Evil finds success in such “small” things all the time, all over the world. I can’t help but wonder whether, when evil has become sufficiently emboldened by its quiet successes, perhaps that’s when it taunts us, leers at us, with acts so glaringly evil that we’re stopped short.
We have a role here. We are part of this story. And we have a say in how we play our part.
Will we respond to terrorism by despairing? By accusing? By stoking self-righteous anger? By questioning the sincerity of those who are supposedly our friends?

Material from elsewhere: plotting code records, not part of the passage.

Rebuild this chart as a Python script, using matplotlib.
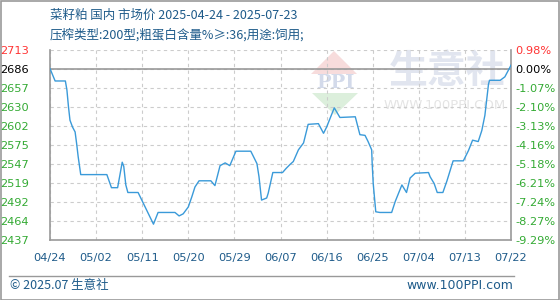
import matplotlib
matplotlib.use("Agg")
import matplotlib.pyplot as plt
from matplotlib.patches import Polygon, Rectangle
from matplotlib.lines import Line2D

plt.rcParams['font.family'] = ['DejaVu Sans', 'Noto Sans CJK SC']

# ---- data ----
title_line1 = "菜籽粕 国内 市场价 2025-04-24 - 2025-07-23"
title_line2 = "压榨类型:200型;粗蛋白含量%≥:36;用途:饲用;"
x_tick_labels = ["04/24", "05/02", "05/11", "05/20", "05/29", "06/07",
                 "06/16", "06/25", "07/04", "07/13", "07/22"]
x_tick_days = [0, 9, 18, 27, 36, 45, 54, 63, 72, 81, 90]
y_tick_labels = ["2437", "2464", "2492", "2519", "2547", "2575",
                 "2602", "2630", "2657", "2686", "2713"]
pct_tick_labels = ["-9.29%", "-8.27%", "-7.24%", "-6.21%", "-5.18%", "-4.16%",
                   "-3.13%", "-2.10%", "-1.07%", "0.00%", "0.98%"]
y_min, y_max = 2437, 2713
base_price = 2686

# days since 2025-04-24 and price (yuan/ton)
days = [0.0, 1.0, 3.0, 3.3, 3.6, 3.9, 4.4, 4.9, 5.2, 5.5, 6.0, 11.1, 12.0, 13.2,
        14.1, 14.4, 14.8, 15.2, 17.2, 20.2, 21.1, 24.4, 25.2, 26.0, 27.0, 27.7,
        28.3, 29.1, 31.4, 32.2, 33.2, 34.2, 35.1, 36.3, 39.2, 40.4, 40.8, 41.3,
        42.3, 42.6, 43.5, 45.4, 46.1, 46.9, 47.5, 48.5, 49.5, 50.4, 52.4, 53.4,
        54.0, 55.5, 56.6, 59.6, 60.5, 61.5, 62.1, 62.8, 62.9, 63.1, 63.6, 64.4,
        66.7, 67.4, 68.7, 69.6, 70.3, 71.3, 73.9, 74.2, 75.0, 75.6, 76.7, 77.5,
        78.7, 80.7, 81.7, 82.5, 83.6, 84.3, 84.9, 85.6, 85.8, 87.9, 88.8, 89.8,
        90.0]
prices = [2686, 2668, 2668, 2655, 2631, 2611, 2601, 2594, 2577, 2558, 2532, 2532,
          2513, 2513, 2550, 2544, 2517, 2506, 2506, 2460, 2477, 2477, 2472, 2475,
          2485, 2500, 2514, 2523, 2523, 2516, 2545, 2549, 2545, 2566, 2566, 2548,
          2529, 2495, 2498, 2505, 2535, 2535, 2541, 2547, 2551, 2568, 2578, 2605,
          2606, 2592, 2601, 2629, 2615, 2616, 2590, 2589, 2580, 2568, 2548, 2519,
          2478, 2477, 2477, 2493, 2517, 2506, 2527, 2534, 2535, 2529, 2519, 2506,
          2506, 2523, 2552, 2552, 2567, 2582, 2580, 2596, 2618, 2663, 2669, 2669,
          2674, 2688, 2691]

W, H = 560, 300
fig = plt.figure(figsize=(W / 100, H / 100), dpi=100)
fig.patch.set_facecolor("white")

def fx(px):
    return px / W

def fy(py):
    return 1 - py / H

title_color = "#1e5b8a"
green = "#33aa33"
red = "#ff3333"

# watermark
fig.add_artist(Polygon([(fx(334), fy(51)), (fx(311), fy(74)), (fx(357), fy(74))],
                       closed=True, transform=fig.transFigure, facecolor="#f7dcdc",
                       edgecolor="none", zorder=0.2))
fig.add_artist(Polygon([(fx(312), fy(93)), (fx(358), fy(93)), (fx(335), fy(115))],
                       closed=True, transform=fig.transFigure, facecolor="#dcefdc",
                       edgecolor="none", zorder=0.2))
fig.text(fx(335), fy(83), "PPI", fontsize=14, fontweight="bold", family="DejaVu Serif",
         color="#d3daea", ha="center", va="center", zorder=0.3)
fig.text(fx(447), fy(72), "生意社", fontsize=28, fontweight="bold",
         family=["Noto Sans CJK SC"], color="#e1e5ef", ha="center", va="center", zorder=0.3)
fig.text(fx(445), fy(106), "WWW.100PPI.COM", fontsize=9.5, color="#e4e4e4",
         ha="center", va="center", zorder=0.3)

ax = fig.add_axes([fx(50), fy(240), (511 - 50) / W, 190 / H])
ax.set_zorder(1)
ax.patch.set_alpha(0)

ax.plot(days, prices, color="#3a9ad9", lw=1.0, zorder=3)
ax.axhline(base_price, color="#999999", lw=1.2, zorder=2)

ax.set_xlim(0, 90)
ax.set_ylim(y_min, y_max)
ytick_pos = [y_min + (y_max - y_min) * i / 10 for i in range(11)]
ax.set_yticks(ytick_pos)
ax.set_yticklabels(y_tick_labels)
ax.set_xticks(x_tick_days)
ax.set_xticklabels(x_tick_labels)

ax.grid(True, color="#cccccc", linestyle=(0, (3, 3)), lw=0.8)
for s in ["left", "bottom", "right"]:
    ax.spines[s].set_color("#999999")
    ax.spines[s].set_linewidth(1.2)
ax.spines["top"].set_visible(False)

ax.tick_params(axis="both", length=0)
ax.tick_params(axis="y", pad=15, labelsize=8.2)
ax.tick_params(axis="x", pad=9, labelsize=8.2, labelcolor=title_color)
for lbl in ax.get_yticklabels():
    lbl.set_color(green)
ax.get_yticklabels()[-1].set_color(red)
ax.get_yticklabels()[-2].set_color("black")

ax2 = ax.twinx()
ax2.set_ylim(y_min, y_max)
ax2.set_yticks(ytick_pos)
ax2.set_yticklabels(pct_tick_labels)
ax2.tick_params(axis="y", length=0, pad=3, labelsize=8.2)
for s in ax2.spines.values():
    s.set_visible(False)
for lbl in ax2.get_yticklabels():
    lbl.set_color(green)
ax2.get_yticklabels()[-1].set_color(red)
ax2.get_yticklabels()[-2].set_color("black")

# titles
fig.text(fx(50), fy(15), title_line1, fontsize=9, color=title_color,
         ha="left", va="center", family=["Noto Sans CJK SC", "DejaVu Sans"])
fig.text(fx(50), fy(35), title_line2, fontsize=9, color=title_color,
         ha="left", va="center", family=["Noto Sans CJK SC", "DejaVu Sans"])

# footer
fig.add_artist(Line2D([fx(9), fx(514)], [fy(275.5), fy(275.5)], color="#999999",
                      lw=1.0, transform=fig.transFigure))
fig.text(fx(10), fy(285.5), "© 2025.07 生意社", fontsize=9, color=title_color,
         ha="left", va="center", family=["Noto Sans CJK SC", "DejaVu Sans"])
fig.text(fx(513), fy(285.5), "www.100PPI.com", fontsize=9, color=title_color,
         ha="right", va="center")

# outer border
fig.add_artist(Rectangle((0.5 / W, 0.5 / H), 1 - 1.5 / W, 1 - 1.5 / H,
                         transform=fig.transFigure, fill=False,
                         edgecolor="#999999", lw=1.2))

fig.savefig("out.png", dpi=100)
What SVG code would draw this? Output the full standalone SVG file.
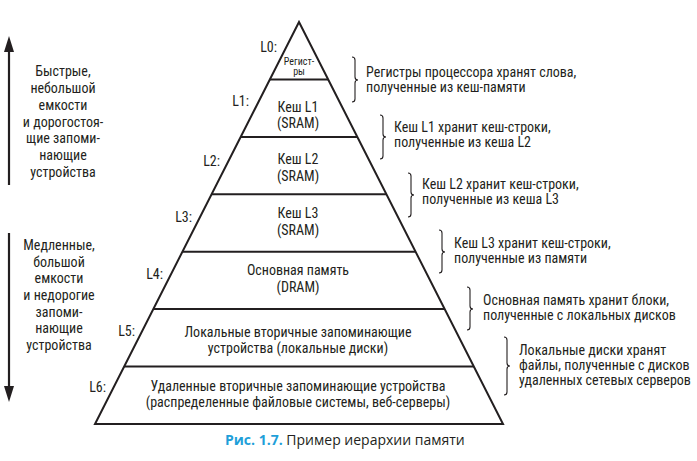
<svg xmlns="http://www.w3.org/2000/svg" width="697" height="461" viewBox="0 0 697 461">
<style>
  text { font-family: "Liberation Sans Narrow", "Roboto Condensed", "Liberation Sans", sans-serif; fill: #231f20; font-size: 14px; }
  .c { text-anchor: middle; }
  .e { text-anchor: end; }
  .sm { font-size: 10px; }
  .edge { stroke: #231f20; stroke-width: 2; fill: none; }
  .brace { stroke: #231f20; stroke-width: 1.1; fill: none; }
  .cap { font-family: "Open Sans", "Liberation Sans", sans-serif; font-size: 14px; }
  .capb { fill: #1f9fd9; font-weight: bold; }
</style>

<g id="connectors">
  <line class="edge" x1="9" y1="185" x2="9" y2="50" style="stroke-width:2.2"/>
  <path d="M4,52 L9,36 L14,52 Z" fill="#231f20"/>
  <line class="edge" x1="9" y1="233" x2="9" y2="388" style="stroke-width:2.2"/>
  <path d="M4,386 L9,402 L14,386 Z" fill="#231f20"/>
</g>

<g id="pyramid">
  <polygon class="edge" points="299,22 503,424 95,424"/>
  <line class="edge" x1="269.9" y1="79.4" x2="328.1" y2="79.4"/>
  <line class="edge" x1="240.7" y1="136.9" x2="357.3" y2="136.9"/>
  <line class="edge" x1="211.6" y1="194.3" x2="386.4" y2="194.3"/>
  <line class="edge" x1="182.4" y1="251.7" x2="415.6" y2="251.7"/>
  <line class="edge" x1="153.3" y1="309.1" x2="444.7" y2="309.1"/>
  <line class="edge" x1="124.1" y1="366.6" x2="473.9" y2="366.6"/>
</g>

<g id="L0">
  <text class="e" x="277" y="52">L0:</text>
  <text class="c sm" x="299" y="65">Регист-</text>
  <text class="c sm" x="299" y="75">ры</text>
  <path class="brace" d="M352,57 Q355,57 355,60 L355,77 Q355,80 358,80 Q355,80 355,83 L355,99 Q355,102 352,102"/>
  <text x="366" y="77">Регистры процессора хранят слова,</text>
  <text x="366" y="92">полученные из кеш-памяти</text>
</g>

<g id="L1">
  <text class="e" x="249" y="106">L1:</text>
  <text class="c" x="298" y="112">Кеш L1</text>
  <text class="c" x="298" y="128">(SRAM)</text>
  <path class="brace" d="M380,115 Q383,115 383,118 L383,134 Q383,137 386,137 Q383,137 383,140 L383,156 Q383,159 380,159"/>
  <text x="394" y="132">Кеш L1 хранит кеш-строки,</text>
  <text x="394" y="147">полученные из кеша L2</text>
</g>

<g id="L2">
  <text class="e" x="220" y="166">L2:</text>
  <text class="c" x="298" y="164">Кеш L2</text>
  <text class="c" x="298" y="181">(SRAM)</text>
  <path class="brace" d="M408,173 Q411,173 411,176 L411,192 Q411,195 414,195 Q411,195 411,198 L411,214 Q411,217 408,217"/>
  <text x="422" y="189">Кеш L2 хранит кеш-строки,</text>
  <text x="422" y="204">полученные из кеша L3</text>
</g>

<g id="L3">
  <text class="e" x="192" y="222">L3:</text>
  <text class="c" x="298" y="218">Кеш L3</text>
  <text class="c" x="298" y="235">(SRAM)</text>
  <path class="brace" d="M439,230 Q442,230 442,233 L442,249 Q442,252 445,252 Q442,252 442,255 L442,270 Q442,273 439,273"/>
  <text x="454" y="248">Кеш L3 хранит кеш-строки,</text>
  <text x="454" y="263">полученные из памяти</text>
</g>

<g id="L4">
  <text class="e" x="163" y="279">L4:</text>
  <text class="c" x="298" y="275">Основная память</text>
  <text class="c" x="298" y="292">(DRAM)</text>
  <path class="brace" d="M467,287 Q470,287 470,290 L470,306 Q470,309 473,309 Q470,309 470,312 L470,327 Q470,330 467,330"/>
  <text x="483" y="305">Основная память хранит блоки,</text>
  <text x="483" y="320">полученные с локальных дисков</text>
</g>

<g id="L5">
  <text class="e" x="135" y="336">L5:</text>
  <text class="c" x="298" y="337">Локальные вторичные запоминающие</text>
  <text class="c" x="298" y="353">устройства (локальные диски)</text>
  <path class="brace" d="M504,337 Q507,337 507,340 L507,363 Q507,366 510,366 Q507,366 507,369 L507,392 Q507,395 504,395"/>
  <text x="519" y="355">Локальные диски хранят</text>
  <text x="519" y="370">файлы, полученные с дисков</text>
  <text x="519" y="385">удаленных сетевых серверов</text>
</g>

<g id="L6">
  <text class="e" x="106" y="392">L6:</text>
  <text class="c" x="298" y="391">Удаленные вторичные запоминающие устройства</text>
  <text class="c" x="298" y="407">(распределенные файловые системы, веб-серверы)</text>
</g>

<g id="fast">
  <text class="c" x="63" y="76">Быстрые,</text>
  <text class="c" x="63" y="93">небольшой</text>
  <text class="c" x="63" y="110">емкости</text>
  <text class="c" x="63" y="127">и дорогостоя-</text>
  <text class="c" x="63" y="143">щие запоми-</text>
  <text class="c" x="63" y="160">нающие</text>
  <text class="c" x="63" y="177">устройства</text>
</g>

<g id="slow">
  <text class="c" x="59" y="250">Медленные,</text>
  <text class="c" x="59" y="267">большой</text>
  <text class="c" x="59" y="283">емкости</text>
  <text class="c" x="59" y="300">и недорогие</text>
  <text class="c" x="59" y="317">запоми-</text>
  <text class="c" x="59" y="333">нающие</text>
  <text class="c" x="59" y="350">устройства</text>
</g>

<g id="caption">
  <text class="cap" x="225" y="445"><tspan class="capb">Рис. 1.7.</tspan> Пример иерархии памяти</text>
</g>
</svg>
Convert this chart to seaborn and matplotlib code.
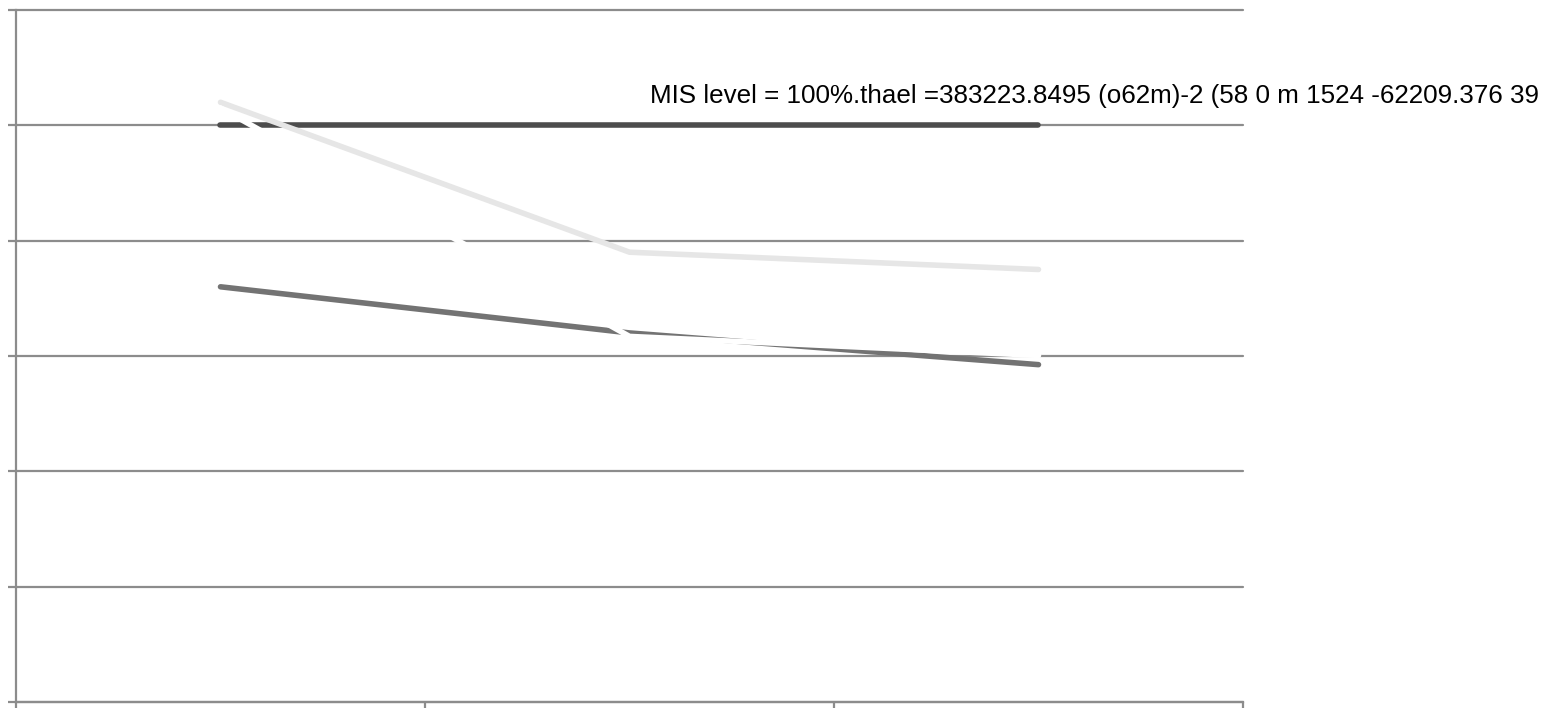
import numpy as np
import pandas as pd
import matplotlib
matplotlib.use("Agg")
import matplotlib.pyplot as plt
import seaborn as sns

# Data (y axis 0-120, three categories)
categories = ["Cat 1", "Cat 2", "Cat 3"]
mis_level = [100, 100, 100]
series_light = [104, 78, 75]
series_mid = [72, 64, 58.5]
series_white = [103, 63.4, 60.1]
y_ticks = [0, 20, 40, 60, 80, 100, 120]
note = "MIS level = 100%.thael =383223.8495 (o62m)-2 (58 0 m 1524 -62209.376 39"

sns.set_style("white")
plt.rcParams["font.family"] = ["Liberation Sans", "DejaVu Sans"]

x = np.arange(len(categories)) + 0.5
df = pd.DataFrame({"x": x, "mis": mis_level, "light": series_light,
                   "mid": series_mid, "white": series_white})

fig = plt.figure(figsize=(15.57, 7.08), dpi=100)
ax = fig.add_axes([16 / 1557, 6 / 708, 1227 / 1557, 692 / 708])

grid_col = "#8c8c8c"
lw = 4.0
sns.lineplot(data=df, x="x", y="mid", ax=ax, color="#737373", linewidth=lw,
             solid_capstyle="round", zorder=3)
sns.lineplot(data=df, x="x", y="mis", ax=ax, color="#4d4d4d", linewidth=lw,
             solid_capstyle="round", zorder=3)
sns.lineplot(data=df, x="x", y="light", ax=ax, color="#e6e6e6", linewidth=lw,
             solid_capstyle="round", zorder=4)
sns.lineplot(data=df, x="x", y="white", ax=ax, color="white", linewidth=lw,
             solid_capstyle="round", zorder=5)

ax.set_xlim(0, len(categories))
ax.set_ylim(y_ticks[0], y_ticks[-1])
ax.set_xticks(np.arange(len(categories) + 1))
ax.set_yticks(y_ticks)
ax.set_xticklabels([])
ax.set_yticklabels([])
ax.set_xlabel("")
ax.set_ylabel("")
ax.yaxis.grid(True, color=grid_col, linewidth=1.6)
for gl in ax.get_ygridlines():
    gl.set_clip_on(False)
ax.set_axisbelow(True)
ax.tick_params(axis="both", direction="out", length=6, width=1.6,
               color=grid_col, left=True, bottom=True)

for side in ["top", "right"]:
    ax.spines[side].set_visible(False)
for side in ["left", "bottom"]:
    ax.spines[side].set_color(grid_col)
    ax.spines[side].set_linewidth(1.6)

ax.text(1.55, 103.9, note, fontsize=18.7, color="black", ha="left",
        va="baseline", clip_on=False)

fig.savefig("out.png", dpi=100)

I don’t think we should.
I think we ought to take people’s expressions of mourning at face value.
I think we ought to pray — for the victims of terrorism in Paris and elsewhere, for those in harm’s way, for those who are tempted to do harm, for each other.
I think we ought to pay attention to events across the world and extend our sympathy to victims of violence wherever they’re found.
I think we ought to act against terrorism and fear and hate and evil however we’re able.
I think we should all feel free, when the situation calls for it, to simply… mourn.